Review of last week’s recipes: click here to see post
Hmm, the highlight last week is a toss up between the salmon with the preserved lemon mayo, and the schezuan pepper beef.
I didn’t have the chervil required for the preserved lemon mayo, so I substituted with some fresh mint from my garden, which was just delish. Mint and asparagus (which I grilled on the bbq with the salmon) are great mates.

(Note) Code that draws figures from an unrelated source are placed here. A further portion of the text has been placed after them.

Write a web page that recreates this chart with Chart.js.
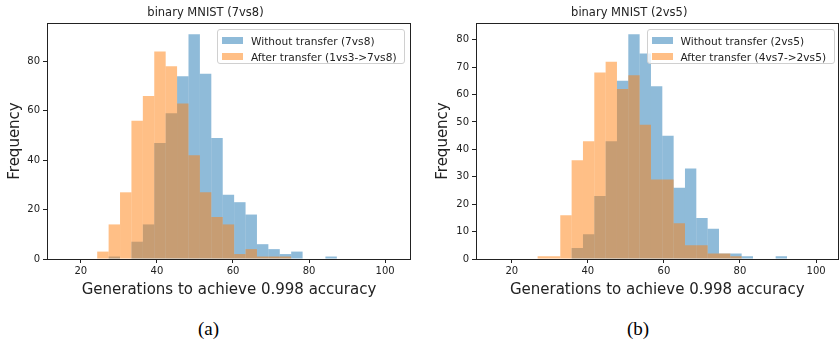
<!DOCTYPE html>
<html>
<head>
<meta charset="utf-8">
<script src="https://cdn.jsdelivr.net/npm/chart.js@4.4.1/dist/chart.umd.min.js"></script>
<style>
    body { margin: 0; background: #fff; width: 839px; height: 343px; overflow: hidden; position: relative; font-family: "DejaVu Sans", sans-serif; }
    .panel { position: absolute; top: 0; height: 305px; }
    .legend { position: absolute; border: 1px solid #d0d0d0; border-radius: 3px; background: rgba(255,255,255,0.8); font-size: 10.6px; color: #222; box-sizing: border-box; }
    .legend .row { position: absolute; left: 0; height: 16px; line-height: 16px; white-space: nowrap; }
    .legend .patch { position: absolute; left: 4px; top: 4px; width: 21px; height: 7px; }
    .legend .txt { position: absolute; left: 33px; top: 0; }
    .caption { position: absolute; top: 318px; font-family: "Liberation Serif", serif; font-size: 19px; color: #000; }
</style>
</head>
<body>
<div class="panel" style="left:0;width:420px"><canvas id="chartA" width="420" height="305"></canvas></div>
<div class="panel" style="left:420px;width:419px"><canvas id="chartB" width="419" height="305"></canvas></div>
<div class="caption" style="left:198px">(a)</div>
<div class="caption" style="left:627px">(b)</div>
<script>
// bin edges and counts
const edgesA = [24.3, 27.3, 30.3, 33.3, 36.3, 39.3, 42.3, 45.3, 48.3, 51.3, 54.3, 57.3, 60.3, 63.3, 66.3, 69.3, 72.3, 75.3, 78.3, 81.3, 84.3, 87.3];
const withoutA = [0, 1, 0, 7, 14, 47, 59, 74, 91, 75, 49, 26, 23, 18, 6, 4, 2, 3, 0, 0, 1];
const afterA = [3, 14, 27, 56, 66, 84, 78, 63, 42, 27, 17, 14, 2, 4, 1, 1, 1, 0, 0, 0, 0];

const edgesB = [26.80, 29.78, 32.76, 35.74, 38.72, 41.70, 44.68, 47.66, 50.64, 53.62, 56.60, 59.58, 62.56, 65.54, 68.52, 71.50, 74.48, 77.46, 80.44, 83.42, 86.40, 89.38, 92.36];
const withoutB = [0, 0, 0, 4, 9, 23, 43, 65, 82, 75, 63, 45, 26, 33, 15, 11, 2, 2, 1, 0, 0, 1];
const afterB = [1, 1, 16, 36, 43, 68, 72, 62, 67, 49, 29, 29, 13, 5, 5, 2, 2, 1, 0, 0, 0, 0];

const xTicks = [20, 40, 60, 80, 100];
const blue = 'rgba(31, 119, 180, 0.5)';
const orange = 'rgba(255, 127, 14, 0.5)';

const frame = {
    id: 'frame',
    afterDraw(chart) {
        const a = chart.chartArea;
        const ctx = chart.ctx;
        ctx.save();
        ctx.strokeStyle = '#222';
        ctx.lineWidth = 1;
        ctx.strokeRect(Math.round(a.left) + 0.5, Math.round(a.top) + 0.5, Math.round(a.right - a.left) - 1, Math.round(a.bottom - a.top));
        ctx.restore();
    }
};

function toPoints(edges, counts) {
    return counts.map((c, i) => ({ x: (edges[i] + edges[i + 1]) / 2, y: c }));
}

function makePanel(cfg) {
    const chart = new Chart(document.getElementById(cfg.id), {
        type: 'bar',
        data: {
            datasets: [
                { label: cfg.labels[0], data: toPoints(cfg.edges, cfg.without), backgroundColor: blue, order: 1 },
                { label: cfg.labels[1], data: toPoints(cfg.edges, cfg.after), backgroundColor: orange, order: 0 }
            ]
        },
        options: {
            responsive: false,
            animation: false,
            layout: { padding: { left: 0, right: cfg.padRight, top: 0, bottom: 0 } },
            datasets: { bar: { barPercentage: 1, categoryPercentage: 1, grouped: false, borderWidth: 0, inflateAmount: 0 } },
            plugins: {
                legend: { display: false },
                tooltip: { enabled: false },
                title: {
                    display: true,
                    text: cfg.title,
                    color: '#222',
                    font: { family: 'DejaVu Sans', size: 11.5, weight: 'normal' },
                    padding: { top: 6, bottom: 3.2 }
                }
            },
            scales: {
                x: {
                    type: 'linear',
                    min: cfg.xMin,
                    max: cfg.xMax,
                    offset: false,
                    afterFit: s => { s.height = 46; },
                    afterBuildTicks: s => { s.ticks = xTicks.map(v => ({ value: v })); },
                    ticks: { color: '#222', font: { family: 'DejaVu Sans', size: 10 }, padding: 2, maxRotation: 0, includeBounds: false },
                    grid: { drawOnChartArea: false, drawTicks: true, tickLength: 4, color: '#222', offset: false },
                    border: { display: false },
                    title: {
                        display: true,
                        text: 'Generations to achieve 0.998 accuracy',
                        color: '#222',
                        font: { family: 'DejaVu Sans', size: 15 },
                        padding: { top: 0, bottom: 6 }
                    }
                },
                y: {
                    min: 0,
                    max: cfg.yMax,
                    afterFit: s => { s.width = cfg.yWidth; },
                    ticks: { stepSize: cfg.yStep, color: '#222', font: { family: 'DejaVu Sans', size: 10 }, padding: 3, includeBounds: false },
                    grid: { drawOnChartArea: false, drawTicks: true, tickLength: 4, color: '#222' },
                    border: { display: false },
                    title: {
                        display: true,
                        text: 'Frequency',
                        color: '#222',
                        font: { family: 'DejaVu Sans', size: 15 },
                        padding: { top: cfg.yTitlePad, bottom: 0 }
                    }
                }
            }
        },
        plugins: [frame]
    });

    // legend box in the upper right corner of the plot area
    const a = chart.chartArea;
    const box = document.createElement('div');
    box.className = 'legend';
    box.style.left = (cfg.offset + a.right - cfg.legendWidth - cfg.legendGap) + 'px';
    box.style.top = (a.top + 6) + 'px';
    box.style.width = cfg.legendWidth + 'px';
    box.style.height = '35px';
    chart.data.datasets.forEach((ds, i) => {
        const row = document.createElement('div');
        row.className = 'row';
        row.style.top = (3 + i * 16.3) + 'px';
        row.innerHTML = '<div class="patch" style="background:' + ds.backgroundColor + '"></div><div class="txt">' + ds.label.replace('>', '&gt;') + '</div>';
        box.appendChild(row);
    });
    document.body.appendChild(box);
}

makePanel({
    id: 'chartA', offset: 0, edges: edgesA, without: withoutA, after: afterA,
    labels: ['Without transfer (7vs8)', 'After transfer (1vs3->7vs8)'],
    title: 'binary MNIST (7vs8)',
    xMin: 11.1, xMax: 106.8, yMax: 95.55, yStep: 20, yWidth: 47, yTitlePad: 6, padRight: 9,
    legendWidth: 188, legendGap: 6
});

makePanel({
    id: 'chartB', offset: 420, edges: edgesB, without: withoutB, after: afterB,
    labels: ['Without transfer (2vs5)', 'After transfer (4vs7->2vs5)'],
    title: 'binary MNIST (2vs5)',
    xMin: 10.6, xMax: 105.9, yMax: 86.1, yStep: 10, yWidth: 56, yTitlePad: 14, padRight: 0.5,
    legendWidth: 188, legendGap: 4
});
</script>
</body>
</html>
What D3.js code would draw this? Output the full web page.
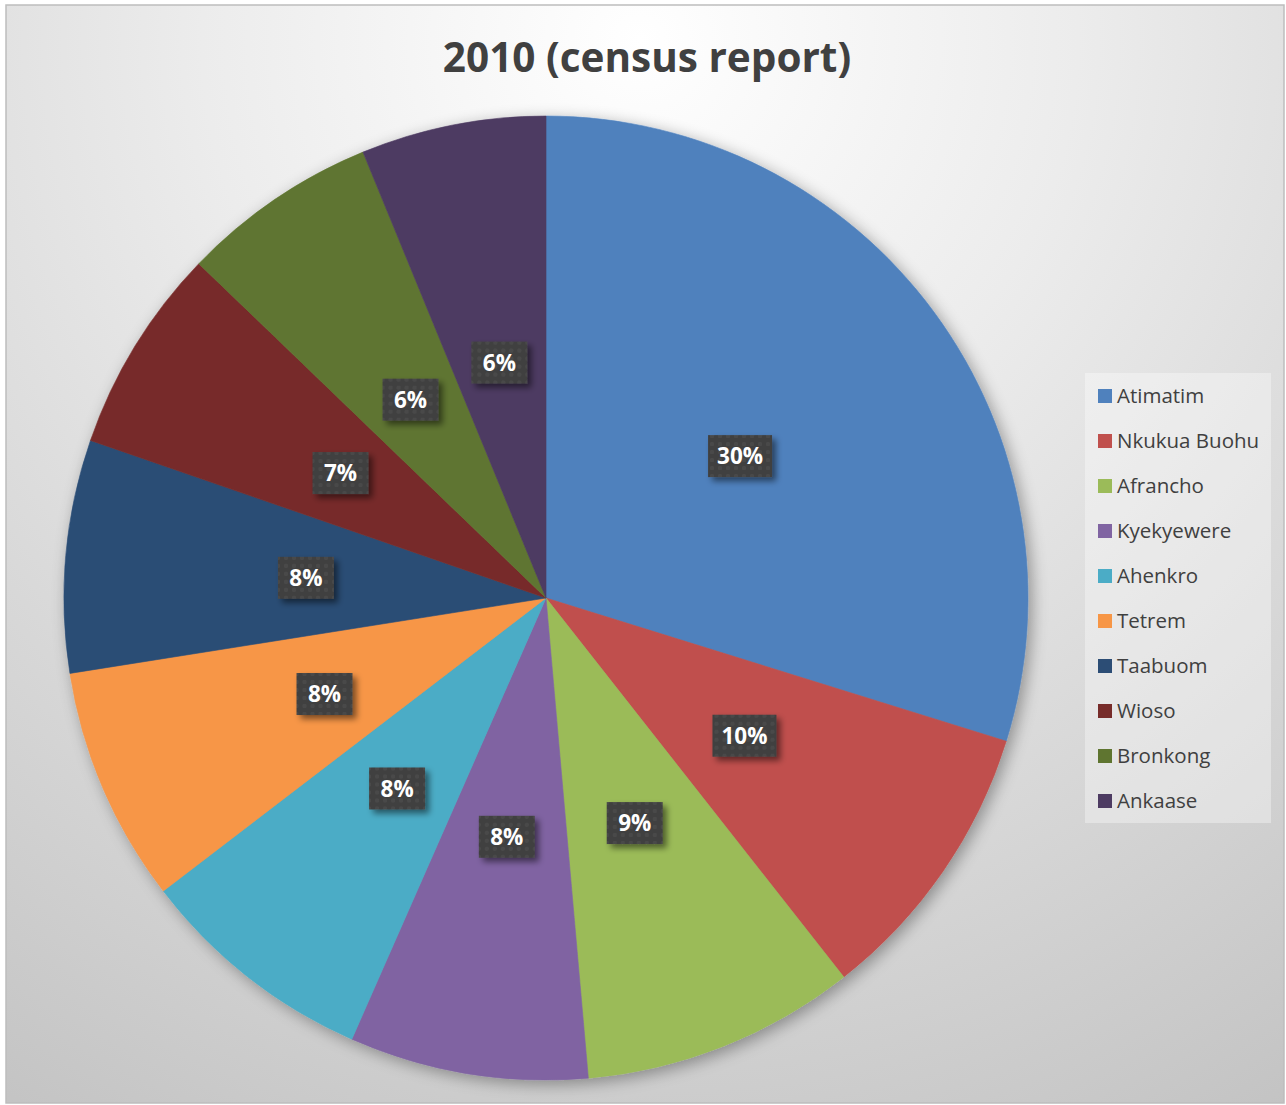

The beef was superb. It’s a bit of a treat, as the beef ain’t cheap (around $20 for a 400g piece of fillet, which serves 2) — so whilst it was lovely, not something we’re going to have often (but perhaps great for a dinner party, as it is quick and easy). I seared the beef on all sides in a hot oven-proof pan, then popped in a 180 degree oven for about 10 minutes. You can tell how well-done it is by giving it a squeeze with your tongs — if it feels soft, it’s rare; greater resistance and it’s well done. Ours was perfect — pink in the middle and melt in the mouth. The schezuan peppercorns, ground to a fine powder with salt in my mortar and pestle, gave it such an incredible flavour. And the ginger greens — yum! I used bok choy and brocollini.
The chicken quesadillas really needed the tomato salad accompaniment, plus a tomato salsa to add a little zing. I had neither, unfortunately. But they were still really tasty — I loved the green chilli in the chicken mix.

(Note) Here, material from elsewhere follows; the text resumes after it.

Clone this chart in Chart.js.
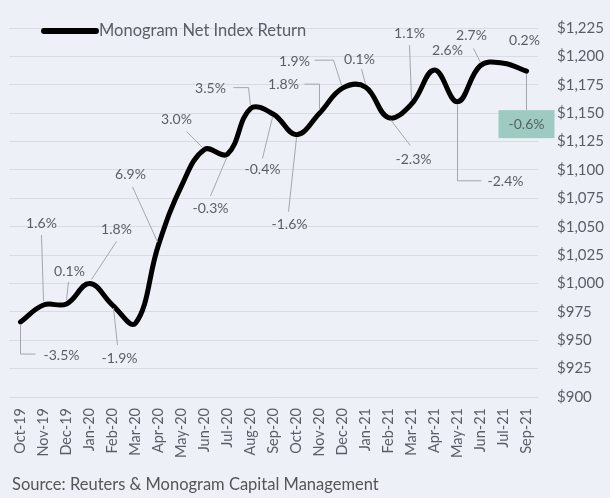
<!DOCTYPE html>
<html>
<head>
<meta charset="utf-8">
<script src="https://cdn.jsdelivr.net/npm/chart.js@4/dist/chart.umd.min.js"></script>
<style>
    html, body { margin: 0; padding: 0; background: #edf1f7; }
    #wrap { position: relative; width: 610px; height: 498px; }
    #source {
        position: absolute; left: 12px; top: 474px;
        font: 16.5px Lato, sans-serif; color: #555; white-space: nowrap;
    }
</style>
</head>
<body>
<div id="wrap">
    <canvas id="navChart" width="610" height="498"></canvas>
    <div id="source">Source: Reuters &amp; Monogram Capital Management</div>
</div>
<script>
var months = ['Oct-19', 'Nov-19', 'Dec-19', 'Jan-20', 'Feb-20', 'Mar-20', 'Apr-20', 'May-20',
    'Jun-20', 'Jul-20', 'Aug-20', 'Sep-20', 'Oct-20', 'Nov-20', 'Dec-20', 'Jan-21', 'Feb-21',
    'Mar-21', 'Apr-21', 'May-21', 'Jun-21', 'Jul-21', 'Sep-21'];
var indexValue = [966, 981, 982, 1000, 981, 965, 1034, 1086, 1118, 1114, 1154, 1149,
    1131, 1150, 1172, 1173, 1146, 1158, 1188, 1160, 1192, 1194, 1187];
var monthlyReturn = ['-3.5%', '1.6%', '0.1%', '1.8%', '-1.9%', null, '6.9%', null, '3.0%',
    '-0.3%', '3.5%', '-0.4%', '-1.6%', '1.8%', '1.9%', '0.1%', '-2.3%', '1.1%', '2.6%',
    '-2.4%', '2.7%', '0.2%', '-0.6%'];
var yMin = 900, yMax = 1225, yStep = 25;
var seriesName = 'Monogram Net Index Return';

(function () {
    'use strict';

    // label placement relative to each point: text centre [dx, dy] and leader polyline
    var labelPos = [
        { t: [41, 33], l: [[0, 2], [0, 32], [15, 32]] },
        { t: [-2, -82], l: [[-2, -70], [0, -4]] },
        { t: [3, -32], l: [[2, -22], [0, -4]] },
        { t: [27, -54], l: [[27, -42], [2, -4]] },
        { t: [7, 53], l: [[5, 40], [1, 3]] },
        null,
        { t: [-28, -70], l: [[-26, -58], [-1, -3]] },
        null,
        { t: [-28, -30], l: [[-18, -18], [-2, -2]] },
        { t: [-17, 54], l: [[-17, 42], [-1, 4]] },
        { t: [-40, -20], l: [[-17, -21], [-2, -21], [0, -3]] },
        { t: [-11, 55], l: [[-11, 44], [-1, 3]] },
        { t: [-7, 90], l: [[-8, 77], [0, 3]] },
        { t: [-36, -29], l: [[-15, -29], [0, -29], [0, -3]] },
        { t: [-48, -27], l: [[-28, -28], [-9, -28], [-1, -3]] },
        { t: [-6, -28], l: [[-4, -18], [0, -3]] },
        { t: [25, 42], l: [[22, 28], [2, 2]] },
        { t: [-2, -71], l: [[-2, -59], [0, -4]] },
        { t: [13, -20], l: null },
        { t: [48, 80], l: [[0, 3], [0, 79], [24, 79]] },
        { t: [-9, -30], l: [[-7, -17], [0, -3]] },
        { t: [21, -23], l: null },
        { t: [0, 53], l: [[0, 3], [0, 39]], box: true }
    ];

    var labelPlugin = {
        id: 'returnLabels',
        afterDatasetsDraw: function (chart) {
            var ctx = chart.ctx;
            var pts = chart.getDatasetMeta(0).data;
            ctx.save();
            ctx.font = '14px Lato, sans-serif';
            ctx.textAlign = 'center';
            ctx.textBaseline = 'middle';
            pts.forEach(function (p, i) {
                var txt = monthlyReturn[i], pos = labelPos[i];
                if (!txt || !pos) return;
                if (pos.l) {
                    ctx.strokeStyle = '#a3a7ad';
                    ctx.lineWidth = 1;
                    ctx.beginPath();
                    pos.l.forEach(function (q, k) {
                        if (k === 0) ctx.moveTo(p.x + q[0], p.y + q[1]);
                        else ctx.lineTo(p.x + q[0], p.y + q[1]);
                    });
                    ctx.stroke();
                }
                var cx = p.x + pos.t[0], cy = p.y + pos.t[1];
                if (pos.box) {
                    ctx.fillStyle = '#9dcbc1';
                    ctx.fillRect(cx - 28, cy - 14, 56, 28);
                }
                ctx.fillStyle = '#595e66';
                ctx.fillText(txt, cx, cy);
            });
            ctx.restore();
        }
    };

    var legendPlugin = {
        id: 'insideLegend',
        afterDraw: function (chart) {
            var ctx = chart.ctx;
            ctx.save();
            ctx.strokeStyle = '#000';
            ctx.lineWidth = 6;
            ctx.lineCap = 'round';
            ctx.beginPath();
            ctx.moveTo(44, 31);
            ctx.lineTo(96, 31);
            ctx.stroke();
            ctx.font = '16.5px Lato, sans-serif';
            ctx.fillStyle = '#595e66';
            ctx.textAlign = 'left';
            ctx.textBaseline = 'middle';
            ctx.fillText(seriesName, 99, 31);
            ctx.restore();
        }
    };

    document.addEventListener('DOMContentLoaded', function () {
        var el = document.getElementById('navChart');
        new Chart(el.getContext('2d'), {
            type: 'line',
            data: {
                labels: months,
                datasets: [{
                    label: seriesName,
                    data: indexValue,
                    borderColor: '#000',
                    borderWidth: 5,
                    tension: 0.4,
                    pointRadius: 0,
                    borderCapStyle: 'round',
                    borderJoinStyle: 'round',
                    fill: false
                }]
            },
            options: {
                responsive: false,
                animation: false,
                layout: { padding: { top: 18, left: 9, right: 0, bottom: 0 } },
                plugins: {
                    legend: { display: false },
                    tooltip: { enabled: false }
                },
                scales: {
                    x: {
                        offset: true,
                        grid: { display: false, drawTicks: false },
                        border: { display: false },
                        ticks: {
                            autoSkip: false,
                            minRotation: 90,
                            maxRotation: 90,
                            padding: 11,
                            color: '#595e66',
                            font: { family: 'Lato', size: 14.5 }
                        },
                        afterFit: function (s) { s.height = 101; }
                    },
                    y: {
                        position: 'right',
                        min: yMin,
                        max: yMax,
                        grid: { color: '#d8dce2', lineWidth: 1, drawTicks: false },
                        border: { display: false },
                        ticks: {
                            stepSize: yStep,
                            padding: 19,
                            color: '#595e66',
                            font: { family: 'Lato', size: 15 },
                            callback: function (v) { return '$' + v.toLocaleString('en-US'); }
                        },
                        afterFit: function (s) { s.width = 72; }
                    }
                }
            },
            plugins: [labelPlugin, legendPlugin]
        });
    });
})();
</script>
</body>
</html>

The risotto recipe suggests chopping up the pancetta and adding to the baking dish with the rest of the ingredients (stock, etc). I bought a couple extra slices so that I could fry in a pan with sage until crispy, and place on the top of the dish (with shaved parmesan, of course) to serve. I found that whilst the pancetta added flavour to the body of the risotto, the little extra on top made it a little more interesting and added to texture.
I had a trés biz weekend, was unfortunately unable to squeeze in a food shop. So, we’re having pantry dinners — let’s see how many meals I can invent from my cupboard’s bits and bobs! Tonight we’re having a tuna pasta bake. Tasty, but not quite schezuan pepper beef!